• [LISTED RECORDS]:
###

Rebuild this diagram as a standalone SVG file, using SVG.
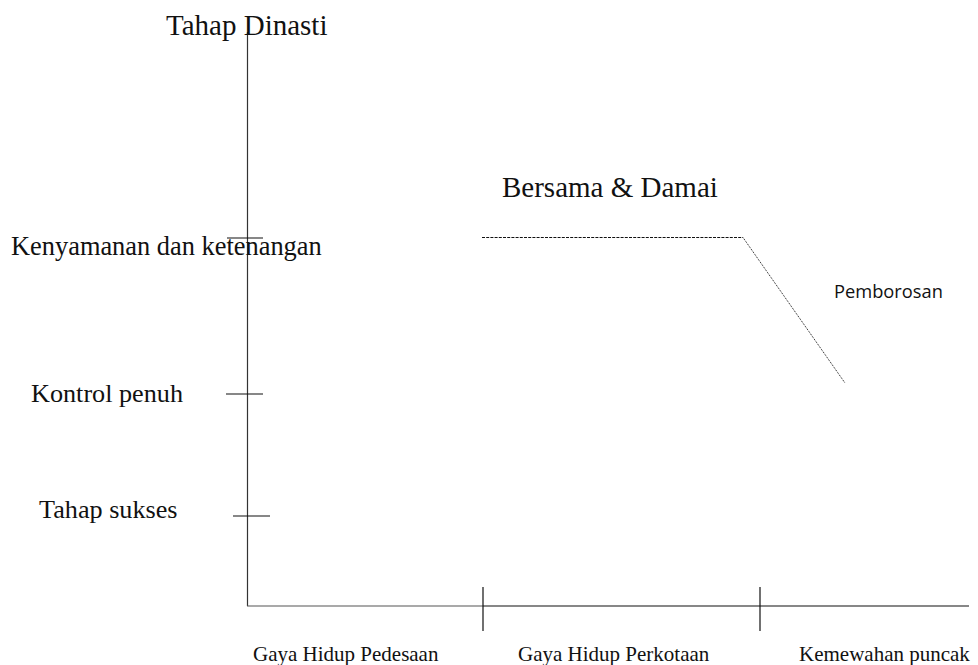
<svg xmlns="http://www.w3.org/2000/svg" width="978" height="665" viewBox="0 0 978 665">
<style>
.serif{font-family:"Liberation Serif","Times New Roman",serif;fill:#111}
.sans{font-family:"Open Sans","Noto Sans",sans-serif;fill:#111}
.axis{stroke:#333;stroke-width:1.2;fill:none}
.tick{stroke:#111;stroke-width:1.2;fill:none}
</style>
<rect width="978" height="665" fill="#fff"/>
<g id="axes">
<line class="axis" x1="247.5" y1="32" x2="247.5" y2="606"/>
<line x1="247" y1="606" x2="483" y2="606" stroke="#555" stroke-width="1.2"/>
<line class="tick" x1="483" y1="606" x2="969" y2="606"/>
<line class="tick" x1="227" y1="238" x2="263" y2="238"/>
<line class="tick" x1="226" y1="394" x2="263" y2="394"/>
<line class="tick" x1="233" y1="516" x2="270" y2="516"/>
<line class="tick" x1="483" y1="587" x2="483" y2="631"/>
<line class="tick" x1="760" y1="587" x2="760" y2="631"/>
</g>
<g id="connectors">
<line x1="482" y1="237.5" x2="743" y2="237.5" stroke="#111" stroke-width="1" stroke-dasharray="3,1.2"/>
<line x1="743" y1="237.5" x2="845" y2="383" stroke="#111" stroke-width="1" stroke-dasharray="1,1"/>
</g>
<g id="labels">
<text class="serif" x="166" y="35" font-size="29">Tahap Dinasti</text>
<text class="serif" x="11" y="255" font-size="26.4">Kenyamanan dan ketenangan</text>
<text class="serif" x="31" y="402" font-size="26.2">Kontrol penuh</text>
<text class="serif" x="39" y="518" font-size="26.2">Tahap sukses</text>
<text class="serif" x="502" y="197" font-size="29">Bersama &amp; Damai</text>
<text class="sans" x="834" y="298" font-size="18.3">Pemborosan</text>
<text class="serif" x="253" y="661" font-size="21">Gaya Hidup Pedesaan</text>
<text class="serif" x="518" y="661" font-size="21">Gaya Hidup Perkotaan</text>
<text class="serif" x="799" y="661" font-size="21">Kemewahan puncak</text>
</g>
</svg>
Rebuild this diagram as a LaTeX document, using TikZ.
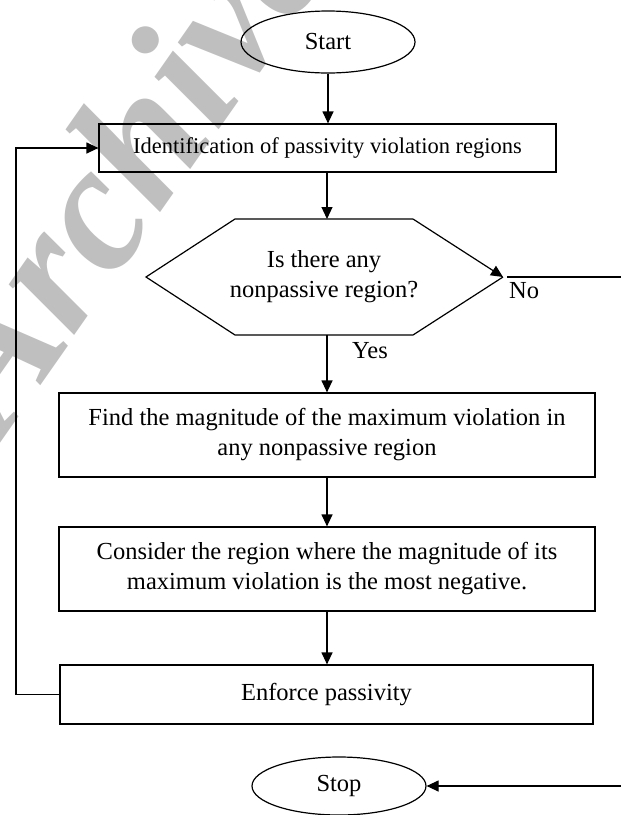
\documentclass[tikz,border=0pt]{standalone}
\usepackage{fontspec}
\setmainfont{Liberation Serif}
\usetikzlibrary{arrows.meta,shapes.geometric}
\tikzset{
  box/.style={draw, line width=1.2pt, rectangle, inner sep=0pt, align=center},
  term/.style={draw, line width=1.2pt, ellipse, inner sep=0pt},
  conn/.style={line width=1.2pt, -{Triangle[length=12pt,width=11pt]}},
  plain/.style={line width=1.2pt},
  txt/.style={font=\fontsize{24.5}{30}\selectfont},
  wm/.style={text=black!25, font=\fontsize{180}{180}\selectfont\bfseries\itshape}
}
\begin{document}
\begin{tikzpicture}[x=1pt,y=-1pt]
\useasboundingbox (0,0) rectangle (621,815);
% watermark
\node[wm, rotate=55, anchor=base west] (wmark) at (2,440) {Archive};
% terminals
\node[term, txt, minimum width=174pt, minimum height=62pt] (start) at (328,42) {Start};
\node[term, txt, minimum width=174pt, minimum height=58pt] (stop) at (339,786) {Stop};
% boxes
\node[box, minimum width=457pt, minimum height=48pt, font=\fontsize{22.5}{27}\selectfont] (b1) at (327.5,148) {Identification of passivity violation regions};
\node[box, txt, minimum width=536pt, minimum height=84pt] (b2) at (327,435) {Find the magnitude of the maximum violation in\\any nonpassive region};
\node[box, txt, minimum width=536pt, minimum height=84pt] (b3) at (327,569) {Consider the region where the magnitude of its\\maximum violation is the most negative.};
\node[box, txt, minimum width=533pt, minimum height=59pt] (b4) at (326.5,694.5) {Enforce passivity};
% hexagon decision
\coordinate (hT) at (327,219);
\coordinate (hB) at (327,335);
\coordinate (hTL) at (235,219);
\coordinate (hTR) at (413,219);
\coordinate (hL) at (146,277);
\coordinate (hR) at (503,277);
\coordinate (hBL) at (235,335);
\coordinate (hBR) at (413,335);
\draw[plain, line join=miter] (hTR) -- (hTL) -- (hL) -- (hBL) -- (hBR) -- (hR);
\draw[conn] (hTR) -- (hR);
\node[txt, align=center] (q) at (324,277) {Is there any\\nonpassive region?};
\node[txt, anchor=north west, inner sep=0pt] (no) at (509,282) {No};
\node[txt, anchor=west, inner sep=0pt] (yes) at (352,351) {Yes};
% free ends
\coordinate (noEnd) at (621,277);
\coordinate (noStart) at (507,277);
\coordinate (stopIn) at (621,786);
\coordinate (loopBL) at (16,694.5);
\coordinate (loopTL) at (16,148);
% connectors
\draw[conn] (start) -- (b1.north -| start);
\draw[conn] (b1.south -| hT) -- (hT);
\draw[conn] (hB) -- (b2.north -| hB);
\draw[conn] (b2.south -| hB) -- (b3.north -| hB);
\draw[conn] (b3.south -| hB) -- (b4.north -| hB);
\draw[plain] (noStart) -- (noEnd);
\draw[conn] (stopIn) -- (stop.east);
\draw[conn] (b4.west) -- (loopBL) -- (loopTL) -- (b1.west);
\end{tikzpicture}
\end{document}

###

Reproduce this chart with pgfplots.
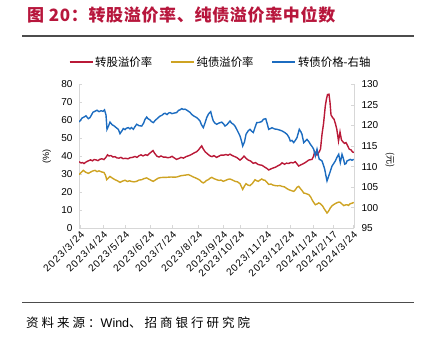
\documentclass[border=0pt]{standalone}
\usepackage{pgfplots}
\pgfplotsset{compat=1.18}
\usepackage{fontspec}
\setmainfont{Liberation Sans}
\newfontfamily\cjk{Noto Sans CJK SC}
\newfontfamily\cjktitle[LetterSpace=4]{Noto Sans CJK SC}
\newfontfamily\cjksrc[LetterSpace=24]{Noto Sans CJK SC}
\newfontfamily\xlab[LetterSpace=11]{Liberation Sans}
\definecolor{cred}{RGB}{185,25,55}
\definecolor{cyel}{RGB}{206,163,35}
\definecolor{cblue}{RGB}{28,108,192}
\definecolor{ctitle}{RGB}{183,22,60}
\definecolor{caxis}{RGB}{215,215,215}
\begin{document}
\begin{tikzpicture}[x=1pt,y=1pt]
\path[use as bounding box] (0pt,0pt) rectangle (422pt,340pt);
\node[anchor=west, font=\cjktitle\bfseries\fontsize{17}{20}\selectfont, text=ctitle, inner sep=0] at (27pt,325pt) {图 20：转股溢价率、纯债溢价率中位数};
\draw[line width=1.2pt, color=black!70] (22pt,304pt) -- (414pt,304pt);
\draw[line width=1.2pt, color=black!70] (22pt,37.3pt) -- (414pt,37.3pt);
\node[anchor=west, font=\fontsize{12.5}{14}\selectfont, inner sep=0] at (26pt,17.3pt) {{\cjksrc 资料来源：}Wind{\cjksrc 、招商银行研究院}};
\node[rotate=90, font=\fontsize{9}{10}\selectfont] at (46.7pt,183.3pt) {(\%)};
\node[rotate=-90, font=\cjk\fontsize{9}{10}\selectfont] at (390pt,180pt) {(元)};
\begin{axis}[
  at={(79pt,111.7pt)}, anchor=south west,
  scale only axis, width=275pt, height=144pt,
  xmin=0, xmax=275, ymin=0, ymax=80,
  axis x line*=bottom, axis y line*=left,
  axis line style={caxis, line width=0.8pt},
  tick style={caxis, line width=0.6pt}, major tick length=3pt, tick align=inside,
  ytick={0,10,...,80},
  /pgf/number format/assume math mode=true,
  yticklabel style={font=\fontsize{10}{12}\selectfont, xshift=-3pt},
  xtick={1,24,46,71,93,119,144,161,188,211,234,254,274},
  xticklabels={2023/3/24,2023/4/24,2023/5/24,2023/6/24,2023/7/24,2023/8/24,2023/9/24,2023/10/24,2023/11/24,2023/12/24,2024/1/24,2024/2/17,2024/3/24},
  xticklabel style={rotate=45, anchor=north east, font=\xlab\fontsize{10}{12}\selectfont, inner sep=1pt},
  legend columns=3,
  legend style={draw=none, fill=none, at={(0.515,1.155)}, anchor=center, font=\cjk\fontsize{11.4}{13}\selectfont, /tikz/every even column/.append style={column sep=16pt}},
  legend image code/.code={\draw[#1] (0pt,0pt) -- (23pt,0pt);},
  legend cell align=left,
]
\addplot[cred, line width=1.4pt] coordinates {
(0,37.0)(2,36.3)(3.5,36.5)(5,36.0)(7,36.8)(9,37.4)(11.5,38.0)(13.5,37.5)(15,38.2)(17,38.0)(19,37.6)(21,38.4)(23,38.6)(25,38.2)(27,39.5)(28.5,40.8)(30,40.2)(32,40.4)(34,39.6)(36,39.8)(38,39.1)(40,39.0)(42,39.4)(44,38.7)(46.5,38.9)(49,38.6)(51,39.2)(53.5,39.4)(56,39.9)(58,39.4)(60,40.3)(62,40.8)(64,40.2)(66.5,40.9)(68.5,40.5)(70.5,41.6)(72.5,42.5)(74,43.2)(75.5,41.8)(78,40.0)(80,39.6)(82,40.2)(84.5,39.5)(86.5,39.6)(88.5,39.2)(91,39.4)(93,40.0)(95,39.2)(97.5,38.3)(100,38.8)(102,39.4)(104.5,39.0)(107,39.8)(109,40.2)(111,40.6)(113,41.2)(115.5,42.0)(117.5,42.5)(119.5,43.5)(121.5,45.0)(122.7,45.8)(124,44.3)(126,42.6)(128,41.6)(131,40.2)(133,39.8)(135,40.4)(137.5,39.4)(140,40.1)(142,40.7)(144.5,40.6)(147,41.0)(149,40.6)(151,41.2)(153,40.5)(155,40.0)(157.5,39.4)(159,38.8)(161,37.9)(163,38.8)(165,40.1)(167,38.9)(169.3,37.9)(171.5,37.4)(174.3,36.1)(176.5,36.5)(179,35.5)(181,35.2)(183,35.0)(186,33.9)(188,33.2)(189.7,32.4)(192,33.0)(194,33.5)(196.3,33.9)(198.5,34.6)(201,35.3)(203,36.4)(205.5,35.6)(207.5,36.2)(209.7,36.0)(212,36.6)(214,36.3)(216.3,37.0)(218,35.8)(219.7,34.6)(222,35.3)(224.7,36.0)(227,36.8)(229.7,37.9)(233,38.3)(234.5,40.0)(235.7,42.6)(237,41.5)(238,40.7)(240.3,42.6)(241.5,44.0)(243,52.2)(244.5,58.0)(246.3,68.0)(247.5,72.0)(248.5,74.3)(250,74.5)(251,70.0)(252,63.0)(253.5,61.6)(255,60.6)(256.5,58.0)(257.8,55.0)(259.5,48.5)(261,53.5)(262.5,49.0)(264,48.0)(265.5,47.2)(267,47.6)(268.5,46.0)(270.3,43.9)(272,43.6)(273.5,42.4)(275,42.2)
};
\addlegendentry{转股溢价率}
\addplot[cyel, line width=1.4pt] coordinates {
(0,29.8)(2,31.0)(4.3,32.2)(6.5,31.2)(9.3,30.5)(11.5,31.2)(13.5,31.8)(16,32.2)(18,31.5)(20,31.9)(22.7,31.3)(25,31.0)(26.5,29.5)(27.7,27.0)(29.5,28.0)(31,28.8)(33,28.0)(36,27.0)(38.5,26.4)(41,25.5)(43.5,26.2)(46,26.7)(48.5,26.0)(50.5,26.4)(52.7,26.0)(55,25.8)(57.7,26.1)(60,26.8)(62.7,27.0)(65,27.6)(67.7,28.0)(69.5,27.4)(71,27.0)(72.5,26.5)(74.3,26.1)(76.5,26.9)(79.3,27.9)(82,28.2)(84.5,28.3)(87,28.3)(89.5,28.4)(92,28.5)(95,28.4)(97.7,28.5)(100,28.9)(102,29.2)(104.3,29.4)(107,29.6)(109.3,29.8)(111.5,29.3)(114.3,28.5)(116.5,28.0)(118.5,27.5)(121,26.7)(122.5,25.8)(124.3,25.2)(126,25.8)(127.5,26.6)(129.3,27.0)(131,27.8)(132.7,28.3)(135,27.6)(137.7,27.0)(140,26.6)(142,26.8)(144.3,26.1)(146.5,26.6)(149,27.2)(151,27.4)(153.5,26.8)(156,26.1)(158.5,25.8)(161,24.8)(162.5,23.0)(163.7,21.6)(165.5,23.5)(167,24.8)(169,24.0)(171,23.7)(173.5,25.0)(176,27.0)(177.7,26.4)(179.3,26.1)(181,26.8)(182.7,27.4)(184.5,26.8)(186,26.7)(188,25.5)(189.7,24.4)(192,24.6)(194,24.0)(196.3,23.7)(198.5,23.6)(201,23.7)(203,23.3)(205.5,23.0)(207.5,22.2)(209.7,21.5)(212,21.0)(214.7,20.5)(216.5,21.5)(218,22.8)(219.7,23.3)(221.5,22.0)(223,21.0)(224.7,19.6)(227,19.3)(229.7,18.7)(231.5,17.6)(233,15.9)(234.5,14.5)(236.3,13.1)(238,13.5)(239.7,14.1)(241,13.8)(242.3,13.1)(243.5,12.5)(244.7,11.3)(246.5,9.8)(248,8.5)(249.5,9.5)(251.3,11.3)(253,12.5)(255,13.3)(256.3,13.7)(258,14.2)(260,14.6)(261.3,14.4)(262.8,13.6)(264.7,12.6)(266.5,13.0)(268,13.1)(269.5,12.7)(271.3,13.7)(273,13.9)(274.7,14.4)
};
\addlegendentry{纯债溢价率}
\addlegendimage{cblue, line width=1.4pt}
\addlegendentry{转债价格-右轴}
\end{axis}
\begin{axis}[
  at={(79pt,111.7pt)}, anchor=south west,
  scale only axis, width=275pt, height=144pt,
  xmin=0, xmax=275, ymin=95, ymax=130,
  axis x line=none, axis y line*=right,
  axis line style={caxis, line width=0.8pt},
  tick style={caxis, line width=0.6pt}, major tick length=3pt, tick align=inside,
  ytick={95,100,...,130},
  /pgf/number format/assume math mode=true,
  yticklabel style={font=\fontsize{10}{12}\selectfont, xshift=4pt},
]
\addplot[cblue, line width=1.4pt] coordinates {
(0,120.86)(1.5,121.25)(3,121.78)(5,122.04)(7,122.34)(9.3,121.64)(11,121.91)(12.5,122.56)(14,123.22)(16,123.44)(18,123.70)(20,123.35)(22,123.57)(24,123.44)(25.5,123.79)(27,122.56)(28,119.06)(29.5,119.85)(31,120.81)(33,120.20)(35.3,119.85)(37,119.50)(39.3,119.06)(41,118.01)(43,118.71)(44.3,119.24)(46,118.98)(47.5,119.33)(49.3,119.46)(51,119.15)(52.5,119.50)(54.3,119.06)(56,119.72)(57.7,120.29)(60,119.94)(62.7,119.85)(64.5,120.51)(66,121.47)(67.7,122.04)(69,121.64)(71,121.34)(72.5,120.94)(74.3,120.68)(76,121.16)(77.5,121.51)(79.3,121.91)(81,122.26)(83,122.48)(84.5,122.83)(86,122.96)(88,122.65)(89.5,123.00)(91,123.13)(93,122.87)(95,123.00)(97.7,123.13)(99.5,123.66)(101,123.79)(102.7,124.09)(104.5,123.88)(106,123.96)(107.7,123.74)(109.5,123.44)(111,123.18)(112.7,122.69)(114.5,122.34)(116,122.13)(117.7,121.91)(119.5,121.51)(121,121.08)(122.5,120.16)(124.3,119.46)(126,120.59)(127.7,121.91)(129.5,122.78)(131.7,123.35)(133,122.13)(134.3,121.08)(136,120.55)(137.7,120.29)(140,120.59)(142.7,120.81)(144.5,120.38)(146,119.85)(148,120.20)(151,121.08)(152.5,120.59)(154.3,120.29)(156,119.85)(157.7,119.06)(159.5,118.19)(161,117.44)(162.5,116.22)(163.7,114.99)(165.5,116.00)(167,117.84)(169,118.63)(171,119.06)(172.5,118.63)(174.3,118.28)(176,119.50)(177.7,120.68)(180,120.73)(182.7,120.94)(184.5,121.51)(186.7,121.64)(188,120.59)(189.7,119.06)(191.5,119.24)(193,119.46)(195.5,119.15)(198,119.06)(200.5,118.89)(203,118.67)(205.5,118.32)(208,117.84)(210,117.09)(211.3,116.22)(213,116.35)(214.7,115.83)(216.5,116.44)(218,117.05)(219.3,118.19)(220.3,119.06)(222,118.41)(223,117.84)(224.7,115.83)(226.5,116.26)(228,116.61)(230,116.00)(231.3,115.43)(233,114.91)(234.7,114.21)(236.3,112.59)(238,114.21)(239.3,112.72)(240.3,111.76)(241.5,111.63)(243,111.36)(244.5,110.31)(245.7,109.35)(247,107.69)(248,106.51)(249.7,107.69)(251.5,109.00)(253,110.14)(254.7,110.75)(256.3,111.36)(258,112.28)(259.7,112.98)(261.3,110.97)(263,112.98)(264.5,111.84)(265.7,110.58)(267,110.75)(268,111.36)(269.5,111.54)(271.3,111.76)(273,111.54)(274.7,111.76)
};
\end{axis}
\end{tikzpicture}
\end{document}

###

• [DIRECTIONS]: Report the number of lines in the listing above that include the word "Rebuild", and nothing else.

• [THE COMPLETED TASK]: 2